* _WHAT THE EXERCISE ASKS_
Reproduce every record below exactly as written, leaving out any pictures.

[PROVIDED DATA start]

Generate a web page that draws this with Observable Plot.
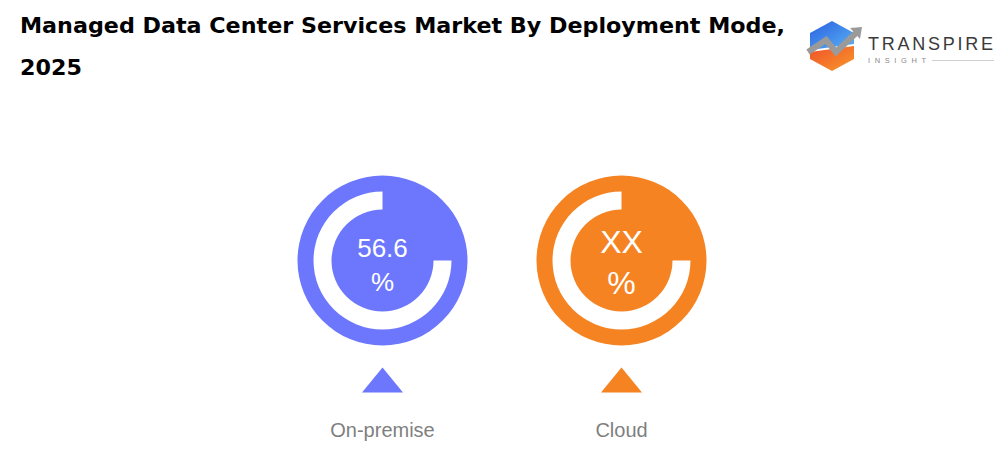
<!DOCTYPE html>
<html><head><meta charset="utf-8">
<script src="https://cdn.jsdelivr.net/npm/d3@7"></script>
<script src="https://cdn.jsdelivr.net/npm/@observablehq/plot@0.6"></script>
<style>
html,body{margin:0;padding:0;background:#fff;}
#wrap{position:relative;width:1008px;height:453px;overflow:hidden;}
#head{position:relative;width:1008px;height:100px;}
.t{position:absolute;left:20px;font-family:"DejaVu Sans Condensed","Liberation Sans Narrow","Liberation Sans",sans-serif;font-weight:bold;font-size:21px;line-height:24px;color:#000;white-space:nowrap;transform-origin:0 0;}
#logo{position:absolute;left:800px;top:14px;}
#chart svg{display:block;}
</style></head><body>
<div id="wrap">
<div id="head">
 <div class="t" id="t1" style="top:14px">Managed Data Center Services Market By Deployment Mode,</div>
 <div class="t" id="t2" style="top:56px">2025</div>
 <svg id="logo" width="208" height="64" viewBox="800 14 208 64">
  <defs>
   <linearGradient id="gb" x1="0" y1="0" x2="1" y2="1"><stop offset="0" stop-color="#2a5fe0"/><stop offset="1" stop-color="#5ab4f5"/></linearGradient>
   <linearGradient id="go" x1="0" y1="0" x2="1" y2="1"><stop offset="0" stop-color="#f0502a"/><stop offset="1" stop-color="#f89a2a"/></linearGradient>
  </defs>
  <polygon points="832,21 854,33 854,44 810,50 810,33" fill="url(#gb)"/>
  <polygon points="810,52 854,46 854,59 832,71 810,59" fill="url(#go)"/>
  <polyline points="808,52 826,40 836,52 856,33" fill="none" stroke="#9a9a9a" stroke-width="6" stroke-linejoin="miter"/>
  <polygon points="850,28 862,27 860,39" fill="#9a9a9a"/>
  <text x="868" y="50" font-family="Liberation Sans, Arial, sans-serif" font-size="18" fill="#3a3a3a" textLength="125" lengthAdjust="spacing">TRANSPIRE</text>
  <text x="868" y="63" font-family="Liberation Sans, Arial, sans-serif" font-size="7.5" fill="#8a8a8a" textLength="58" lengthAdjust="spacing">INSIGHT</text>
  <line x1="932" y1="60.5" x2="994" y2="60.5" stroke="#cfcfcf" stroke-width="1"/>
 </svg>
</div>
<div id="chart"></div>
</div>
<script>
const categories = ["On-premise", "Cloud"];
const shares = ["56.6", "XX"];
const colors = ["#6C77FD", "#F58322"];

const rows = categories.map((c, i) => ({category: c, share: shares[i], color: colors[i]}));

// white 270° ring drawn as a custom symbol (gap in the upper-right quadrant)
const ringSymbol = {
  draw(ctx, size) {
    const r = Math.sqrt(size / Math.PI);
    const ri = r * 51 / 69;
    ctx.moveTo(r, 0);
    ctx.arc(0, 0, r, 0, 1.5 * Math.PI, false);
    ctx.lineTo(0, -ri);
    ctx.arc(0, 0, ri, 1.5 * Math.PI, 0, true);
    ctx.closePath();
  }
};
// flat upward triangle
const triSymbol = {
  draw(ctx, size) {
    const r = Math.sqrt(size / Math.PI);
    const h = r * 25 / 20.5;
    ctx.moveTo(0, -h / 2);
    ctx.lineTo(r, h / 2);
    ctx.lineTo(-r, h / 2);
    ctx.closePath();
  }
};

const font = "Liberation Sans, Arial, Helvetica, sans-serif";
const first = rows.filter((d, i) => i === 0);
const second = rows.filter((d, i) => i === 1);
const T = {x: "category", frameAnchor: "top", lineAnchor: "middle"};

const chart = Plot.plot({
  width: 1008,
  height: 353,
  marginTop: 0, marginBottom: 0, marginLeft: 0, marginRight: 0,
  x: {type: "point", domain: categories, range: [382, 621], padding: 0, axis: null},
  color: {type: "identity"},
  style: {fontFamily: font, background: "white"},
  marks: [
    Plot.dot(rows, {x: "category", frameAnchor: "top", dy: 160, r: 85, fill: "color", stroke: "none"}),
    Plot.dot(rows, {x: "category", frameAnchor: "top", dy: 160, r: 69, symbol: ringSymbol, fill: "white", stroke: "none"}),
    Plot.text(first, {...T, dy: 148, text: "share", fill: "white", fontSize: 26}),
    Plot.text(first, {...T, dy: 182, text: () => "%", fill: "white", fontSize: 26}),
    Plot.text(second, {...T, dy: 142, text: "share", fill: "white", fontSize: 32}),
    Plot.text(second, {...T, dy: 183, text: () => "%", fill: "white", fontSize: 32}),
    Plot.dot(rows, {x: "category", frameAnchor: "top", dy: 279.5, r: 20.5, symbol: triSymbol, fill: "color", stroke: "none"}),
    Plot.text(rows, {...T, dy: 330, text: "category", fill: "#7f7f7f", fontSize: 20})
  ]
});
document.getElementById("chart").appendChild(chart);

// fit title width to reference
const t1 = document.getElementById("t1"), t2 = document.getElementById("t2");
const w = t1.getBoundingClientRect().width;
const s = 765 / w;
t1.style.transform = `scaleX(${s})`;
t2.style.transform = `scaleX(${s})`;
</script>
</body></html>
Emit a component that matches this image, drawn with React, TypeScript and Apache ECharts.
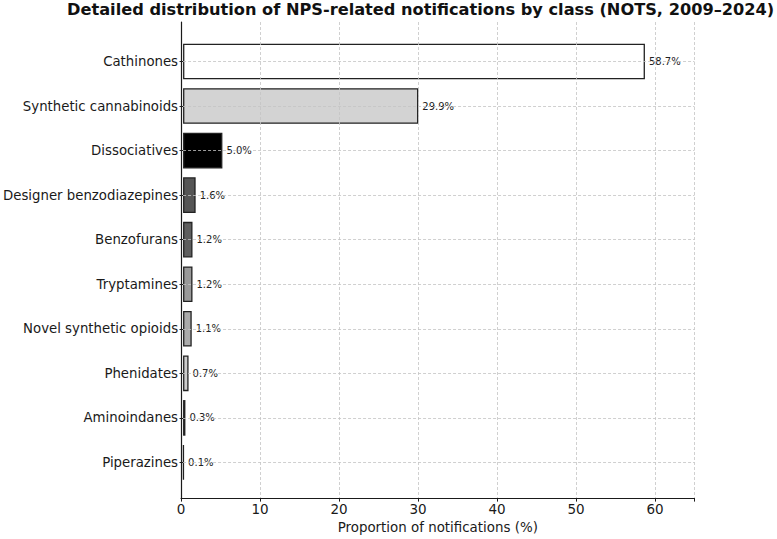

[PROVIDED DATA end]

* _COMPLETE ANSWER_
Generate a web page that draws this with Observable Plot.
<!DOCTYPE html>
<html><head><meta charset="utf-8">
<script src="https://cdn.jsdelivr.net/npm/d3@7"></script>
<script src="https://cdn.jsdelivr.net/npm/@observablehq/plot@0.6"></script>
<style>
html,body{margin:0;padding:0;background:#fff;}
#wrap{position:relative;width:1008px;height:453px;overflow:hidden;}
#head{position:relative;width:1008px;height:100px;}
.t{position:absolute;left:20px;font-family:"DejaVu Sans Condensed","Liberation Sans Narrow","Liberation Sans",sans-serif;font-weight:bold;font-size:21px;line-height:24px;color:#000;white-space:nowrap;transform-origin:0 0;}
#logo{position:absolute;left:800px;top:14px;}
#chart svg{display:block;}
</style></head><body>
<div id="wrap">
<div id="head">
 <div class="t" id="t1" style="top:14px">Managed Data Center Services Market By Deployment Mode,</div>
 <div class="t" id="t2" style="top:56px">2025</div>
 <svg id="logo" width="208" height="64" viewBox="800 14 208 64">
  <defs>
   <linearGradient id="gb" x1="0" y1="0" x2="1" y2="1"><stop offset="0" stop-color="#2a5fe0"/><stop offset="1" stop-color="#5ab4f5"/></linearGradient>
   <linearGradient id="go" x1="0" y1="0" x2="1" y2="1"><stop offset="0" stop-color="#f0502a"/><stop offset="1" stop-color="#f89a2a"/></linearGradient>
  </defs>
  <polygon points="832,21 854,33 854,44 810,50 810,33" fill="url(#gb)"/>
  <polygon points="810,52 854,46 854,59 832,71 810,59" fill="url(#go)"/>
  <polyline points="808,52 826,40 836,52 856,33" fill="none" stroke="#9a9a9a" stroke-width="6" stroke-linejoin="miter"/>
  <polygon points="850,28 862,27 860,39" fill="#9a9a9a"/>
  <text x="868" y="50" font-family="Liberation Sans, Arial, sans-serif" font-size="18" fill="#3a3a3a" textLength="125" lengthAdjust="spacing">TRANSPIRE</text>
  <text x="868" y="63" font-family="Liberation Sans, Arial, sans-serif" font-size="7.5" fill="#8a8a8a" textLength="58" lengthAdjust="spacing">INSIGHT</text>
  <line x1="932" y1="60.5" x2="994" y2="60.5" stroke="#cfcfcf" stroke-width="1"/>
 </svg>
</div>
<div id="chart"></div>
</div>
<script>
const categories = ["On-premise", "Cloud"];
const shares = ["56.6", "XX"];
const colors = ["#6C77FD", "#F58322"];

const rows = categories.map((c, i) => ({category: c, share: shares[i], color: colors[i]}));

// white 270° ring drawn as a custom symbol (gap in the upper-right quadrant)
const ringSymbol = {
  draw(ctx, size) {
    const r = Math.sqrt(size / Math.PI);
    const ri = r * 51 / 69;
    ctx.moveTo(r, 0);
    ctx.arc(0, 0, r, 0, 1.5 * Math.PI, false);
    ctx.lineTo(0, -ri);
    ctx.arc(0, 0, ri, 1.5 * Math.PI, 0, true);
    ctx.closePath();
  }
};
// flat upward triangle
const triSymbol = {
  draw(ctx, size) {
    const r = Math.sqrt(size / Math.PI);
    const h = r * 25 / 20.5;
    ctx.moveTo(0, -h / 2);
    ctx.lineTo(r, h / 2);
    ctx.lineTo(-r, h / 2);
    ctx.closePath();
  }
};

const font = "Liberation Sans, Arial, Helvetica, sans-serif";
const first = rows.filter((d, i) => i === 0);
const second = rows.filter((d, i) => i === 1);
const T = {x: "category", frameAnchor: "top", lineAnchor: "middle"};

const chart = Plot.plot({
  width: 1008,
  height: 353,
  marginTop: 0, marginBottom: 0, marginLeft: 0, marginRight: 0,
  x: {type: "point", domain: categories, range: [382, 621], padding: 0, axis: null},
  color: {type: "identity"},
  style: {fontFamily: font, background: "white"},
  marks: [
    Plot.dot(rows, {x: "category", frameAnchor: "top", dy: 160, r: 85, fill: "color", stroke: "none"}),
    Plot.dot(rows, {x: "category", frameAnchor: "top", dy: 160, r: 69, symbol: ringSymbol, fill: "white", stroke: "none"}),
    Plot.text(first, {...T, dy: 148, text: "share", fill: "white", fontSize: 26}),
    Plot.text(first, {...T, dy: 182, text: () => "%", fill: "white", fontSize: 26}),
    Plot.text(second, {...T, dy: 142, text: "share", fill: "white", fontSize: 32}),
    Plot.text(second, {...T, dy: 183, text: () => "%", fill: "white", fontSize: 32}),
    Plot.dot(rows, {x: "category", frameAnchor: "top", dy: 279.5, r: 20.5, symbol: triSymbol, fill: "color", stroke: "none"}),
    Plot.text(rows, {...T, dy: 330, text: "category", fill: "#7f7f7f", fontSize: 20})
  ]
});
document.getElementById("chart").appendChild(chart);

// fit title width to reference
const t1 = document.getElementById("t1"), t2 = document.getElementById("t2");
const w = t1.getBoundingClientRect().width;
const s = 765 / w;
t1.style.transform = `scaleX(${s})`;
t2.style.transform = `scaleX(${s})`;
</script>
</body></html>
Emit a component that matches this image, drawn with React, TypeScript and Apache ECharts.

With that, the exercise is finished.